Для нашей экспедиции батиметрическая карта — рабочий документ, но почти каждому участнику она дорога как годы прожитой жизни.
— Помнишь, Конныч, чего стоил нам этот промер? — спрашивает Зайцев у Сенько, касаясь ногтем числа 4039 в точке Северного полюса. — Как там в самую полундру нерпа вынырнула?
Сенько улыбается с видимым огорчением:
— Упустили мы ее тогда, подстрелить-то подстрелили, а выловить не успели. Вот бы снять шкуру да в музей…
— Мы сами тогда чуть не угодили в музей с пересадкой на том свете, — смеется Зайцев.
В разговор вступает молчавший до той поры штурман Николай Михайлович Жуков:
— А я вот помню полюс в тридцать седьмом году. В мое время земная ось вела себя куда спокойнее…

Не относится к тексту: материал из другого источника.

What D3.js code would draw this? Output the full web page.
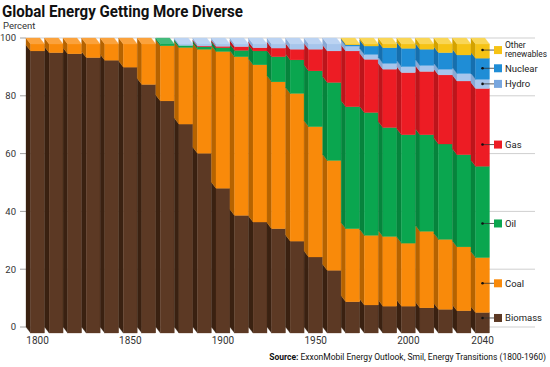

И, отвечая на наши расспросы, бывалый аэронавигатор вспоминает, как медленно продвигалась от Москвы к «макушке шарика» Первая полюсная экспедиция:
— И понятно, давненько то было.
— Да, по моим понятиям, времена прямо-таки доисторические… Я в ту пору только из аэроклуба в училище поступал, — улыбается Перов.
Есть что вспомнить и самому молодому в нашей компании — гидрологу Гудковичу. В свои двадцать девять лет он — кавалер ордена Ленина, участник годичного дрейфа станции СП-2. Тогда, высаживаясь на льдину вместе с Сомовым, он едва успел получить диплом инженера-океанолога. Теперь заканчивает сбор материалов для кандидатской диссертации.
В нашей жилой палатке остается только дежурный, занятый делами кухонными. Все интересы дрейфующего лагеря Перова сосредоточиваются вокруг гидрологической лунки. Тут, проникая сквозь брезент рабочей палатки, солнечные лучи дают рассеянный свет. Морская вода в круглом обрамлении мокрого сероватого льда кажется чернильно-синей. Чугунный грузик на конце тонкого стального троса нависает над окном в пучину.